July - 2009
Proper documentation of the loans was never made
From a milestone article in the NYT,
Stated simply, the notes that underlie mortgages placed in securitization trusts must be assigned to those trusts soon after the firms create them. And any transfers of these notes must also be recorded.
But this seems not to have been a priority with many big banks. The result is that bankruptcy judges are finding that institutions claiming to hold the notes that back specific mortgages often cannot prove it.
How about that? As it stands, if the alleged owner of the loan cannot produce the note, then, foreclosure cannot take place.
Samuel L. Bufford, a federal bankruptcy judge in Los Angeles since 1985, has overseen some 100,000 bankruptcy cases. He said that in previous years, he rarely asked for documentation in a foreclosure case but that problems encountered in mortgage securitizations have made him become more demanding.
In a recent case, Judge Bufford said, he asked a lender to produce the original of the note and it turned out to be different from the copy that had been previously submitted to the court. The original had been assigned to a bank that had then transferred it to Freddie Mac, the judge explained. “They had no clue what happened after that,” he said. “Now somebody’s got to go find that note.”

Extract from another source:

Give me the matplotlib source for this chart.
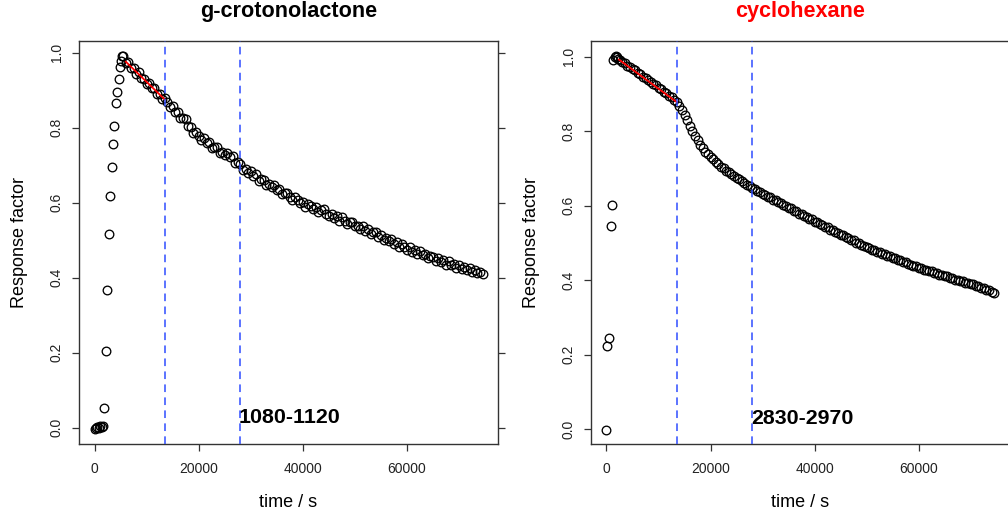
import numpy as np
import matplotlib
matplotlib.use("Agg")
import matplotlib.pyplot as plt

plt.rcParams["font.family"] = ["Liberation Sans", "DejaVu Sans"]

# ── Data ─────────────────────────────────────────────────

# g-crotonolactone: start-up phase and decay
crot_rise_t = [0, 270, 540, 810, 1080, 1350, 1620, 1900, 2190, 2480,
               2780, 3020, 3270, 3540, 3800, 4100, 4400, 4670, 4880, 5130, 5350]
crot_rise_y = [-0.004, -0.001, 0.003, -0.002, 0.004, 0.001, 0.005, 0.052, 0.205, 0.367,
               0.516, 0.619, 0.696, 0.756, 0.805, 0.865, 0.896, 0.931, 0.963, 0.978, 0.992]

crot_decay_t = [
    5500, 6000, 6500, 7000, 7500, 8000, 8500, 9000, 9500, 10000,
    10500, 11000, 11500, 12000, 12500, 13000, 13500, 14000, 14500, 15000,
    15500, 16000, 16500, 17000, 17500, 18000, 18500, 19000, 19500, 20000,
    20500, 21000, 21500, 22000, 22500, 23000, 23500, 24000, 24500, 25000,
    25500, 26000, 26500, 27000, 27500, 28000, 28500, 29000, 29500, 30000,
    30500, 31000, 31500, 32000, 32500, 33000, 33500, 34000, 34500, 35000,
    35500, 36000, 36500, 37000, 37500, 38000, 38500, 39000, 39500, 40000,
    40500, 41000, 41500, 42000, 42500, 43000, 43500, 44000, 44500, 45000,
    45500, 46000, 46500, 47000, 47500, 48000, 48500, 49000, 49500, 50000,
    50500, 51000, 51500, 52000, 52500, 53000, 53500, 54000, 54500, 55000,
    55500, 56000, 56500, 57000, 57500, 58000, 58500, 59000, 59500, 60000,
    60500, 61000, 61500, 62000, 62500, 63000, 63500, 64000, 64500, 65000,
    65500, 66000, 66500, 67000, 67500, 68000, 68500, 69000, 69500, 70000,
    70500, 71000, 71500, 72000, 72500, 73000, 73500, 74000, 74500]
crot_decay_y = [
    0.990, 0.972, 0.974, 0.959, 0.959, 0.944, 0.948, 0.933, 0.931, 0.916,
    0.920, 0.905, 0.907, 0.891, 0.890, 0.876, 0.879, 0.868, 0.855, 0.859,
    0.842, 0.843, 0.825, 0.827, 0.822, 0.804, 0.802, 0.785, 0.788, 0.777,
    0.766, 0.773, 0.760, 0.761, 0.745, 0.749, 0.748, 0.732, 0.735, 0.727,
    0.733, 0.723, 0.724, 0.707, 0.709, 0.704, 0.688, 0.690, 0.679, 0.684,
    0.670, 0.676, 0.659, 0.662, 0.660, 0.646, 0.651, 0.642, 0.646, 0.633,
    0.637, 0.624, 0.627, 0.627, 0.614, 0.608, 0.615, 0.608, 0.598, 0.601,
    0.589, 0.596, 0.590, 0.583, 0.589, 0.575, 0.580, 0.582, 0.570, 0.565,
    0.571, 0.560, 0.564, 0.551, 0.562, 0.550, 0.542, 0.549, 0.548, 0.537,
    0.539, 0.529, 0.537, 0.525, 0.529, 0.516, 0.521, 0.521, 0.509, 0.513,
    0.501, 0.507, 0.498, 0.503, 0.490, 0.494, 0.482, 0.490, 0.483, 0.475,
    0.481, 0.469, 0.473, 0.463, 0.470, 0.461, 0.464, 0.452, 0.458, 0.454,
    0.445, 0.452, 0.442, 0.447, 0.435, 0.444, 0.433, 0.436, 0.427, 0.434,
    0.424, 0.429, 0.421, 0.426, 0.415, 0.420, 0.413, 0.415, 0.411]

# cyclohexane: start-up phase and decay
cyc_rise_t = [0, 190, 500, 770, 1020, 1300, 1550, 1800, 2050, 2300]
cyc_rise_y = [-0.002, 0.224, 0.244, 0.545, 0.602, 0.991, 0.999, 1.003, 0.998, 0.994]

cyc_decay_t = [
    2500, 3000, 3500, 4000, 4500, 5000, 5500, 6000, 6500, 7000,
    7500, 8000, 8500, 9000, 9500, 10000, 10500, 11000, 11500, 12000,
    12500, 13000, 13500, 14000, 14500, 15000, 15500, 16000, 16500, 17000,
    17500, 18000, 18500, 19000, 19500, 20000, 20500, 21000, 21500, 22000,
    22500, 23000, 23500, 24000, 24500, 25000, 25500, 26000, 26500, 27000,
    27500, 28000, 28500, 29000, 29500, 30000, 30500, 31000, 31500, 32000,
    32500, 33000, 33500, 34000, 34500, 35000, 35500, 36000, 36500, 37000,
    37500, 38000, 38500, 39000, 39500, 40000, 40500, 41000, 41500, 42000,
    42500, 43000, 43500, 44000, 44500, 45000, 45500, 46000, 46500, 47000,
    47500, 48000, 48500, 49000, 49500, 50000, 50500, 51000, 51500, 52000,
    52500, 53000, 53500, 54000, 54500, 55000, 55500, 56000, 56500, 57000,
    57500, 58000, 58500, 59000, 59500, 60000, 60500, 61000, 61500, 62000,
    62500, 63000, 63500, 64000, 64500, 65000, 65500, 66000, 66500, 67000,
    67500, 68000, 68500, 69000, 69500, 70000, 70500, 71000, 71500, 72000,
    72500, 73000, 73500, 74000, 74500]
cyc_decay_y = [
    0.992, 0.986, 0.983, 0.976, 0.973, 0.966, 0.963, 0.956, 0.953, 0.946,
    0.943, 0.936, 0.933, 0.926, 0.923, 0.916, 0.913, 0.906, 0.903, 0.895,
    0.891, 0.883, 0.878, 0.867, 0.858, 0.844, 0.831, 0.814, 0.801, 0.786,
    0.775, 0.762, 0.754, 0.744, 0.739, 0.730, 0.725, 0.717, 0.713, 0.705,
    0.701, 0.694, 0.691, 0.684, 0.681, 0.674, 0.671, 0.665, 0.662, 0.655,
    0.653, 0.647, 0.645, 0.639, 0.637, 0.631, 0.629, 0.624, 0.622, 0.616,
    0.614, 0.609, 0.607, 0.601, 0.600, 0.594, 0.593, 0.587, 0.585, 0.579,
    0.578, 0.572, 0.570, 0.565, 0.563, 0.557, 0.556, 0.550, 0.549, 0.543,
    0.542, 0.536, 0.535, 0.529, 0.528, 0.522, 0.521, 0.515, 0.514, 0.508,
    0.507, 0.501, 0.500, 0.495, 0.493, 0.488, 0.487, 0.482, 0.481, 0.476,
    0.475, 0.470, 0.470, 0.465, 0.464, 0.459, 0.459, 0.454, 0.453, 0.448,
    0.448, 0.443, 0.442, 0.438, 0.437, 0.433, 0.433, 0.428, 0.428, 0.424,
    0.424, 0.419, 0.419, 0.415, 0.415, 0.410, 0.410, 0.406, 0.406, 0.401,
    0.401, 0.397, 0.397, 0.393, 0.393, 0.389, 0.389, 0.384, 0.384, 0.380,
    0.379, 0.374, 0.374, 0.369, 0.367]

# linear fits over the first window
crot_fit_t = [6000, 13500]
crot_fit_y = [0.976, 0.875]
cyc_fit_t = [2400, 13500]
cyc_fit_y = [0.992, 0.878]

window_t = [13500, 27900]
x_ticks = [0, 20000, 40000, 60000]
y_ticks = [0.0, 0.2, 0.4, 0.6, 0.8, 1.0]

FRAME = "#333333"


def draw_panel(ax, t, y, fit_t, fit_y, title, title_color, label, ylim):
    ax.plot(t, y, "o", mfc="none", mec="black", ms=6.2, mew=0.95, zorder=2)
    ax.plot(fit_t, fit_y, "-", color="red", lw=1.3, zorder=3)
    for xv in window_t:
        ax.axvline(xv, color="#2f4dff", lw=1.1, ls=(0, (5, 3.5)), zorder=4)
    ax.text(window_t[1] - 150, 0.028, label, ha="left", va="center",
            fontsize=15.4, fontweight="bold", color="black")

    ax.set_xlim(-2980, 77480)
    ax.set_ylim(*ylim)
    ax.set_xticks(x_ticks)
    ax.set_xticklabels([str(v) for v in x_ticks])
    ax.set_yticks(y_ticks)
    ax.set_yticklabels([f"{v:.1f}" for v in y_ticks], rotation=90, va="center")
    ax.tick_params(axis="both", direction="out", length=5, width=0.9,
                   color=FRAME, labelcolor="#222222", labelsize=10)
    ax.tick_params(axis="x", pad=8)
    ax.tick_params(axis="y", pad=6, right=True, labelright=False)
    for s in ax.spines.values():
        s.set_color(FRAME)
        s.set_linewidth(1.0)

    ax.set_xlabel("time / s", fontsize=13, va="center")
    ax.xaxis.set_label_coords(0.5, -0.146)
    ax.set_ylabel("Response factor", fontsize=13, va="center")
    ax.yaxis.set_label_coords(-0.141, 0.5)
    ax.set_title(title, fontsize=15.6, fontweight="bold", color=title_color,
                 y=1.052, va="center")


fig = plt.figure(figsize=(10.08, 5.15), dpi=100)
ax1 = fig.add_axes([0.0784, 0.1379, 0.4157, 0.7825])
ax2 = fig.add_axes([0.5863, 0.1379, 0.4153, 0.7825])

draw_panel(ax1, crot_rise_t + crot_decay_t, crot_rise_y + crot_decay_y,
           crot_fit_t, crot_fit_y, "g-crotonolactone", "black", "1080-1120",
           (-0.0435, 1.0312))
draw_panel(ax2, cyc_rise_t + cyc_decay_t, cyc_rise_y + cyc_decay_y,
           cyc_fit_t, cyc_fit_y, "cyclohexane", "red", "2830-2970",
           (-0.0395, 1.042))

fig.savefig("out.png", dpi=100)
plt.close(fig)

“My guess is it’s because in the secondary mortgage market they have been sloppy,” Judge Bufford added. “The people who put the deals together get paid for the deals, but they don’t get paid for the paperwork.”
Judge Bufford is also the co-author of the following presentation to the Bankruptcy Court Judges: Where’s the Note, Who’s the Holder.
To the point, demand by all means proof of ownership of the loan from the bank or loan servicer.
Update: Don Iannitti from Mortgage Professional, recommends lender officers to include in their loan modification package the essential investor loan modification approval, as well as loan ownwership proof, in order to smooth sail the loss mitigation process involved.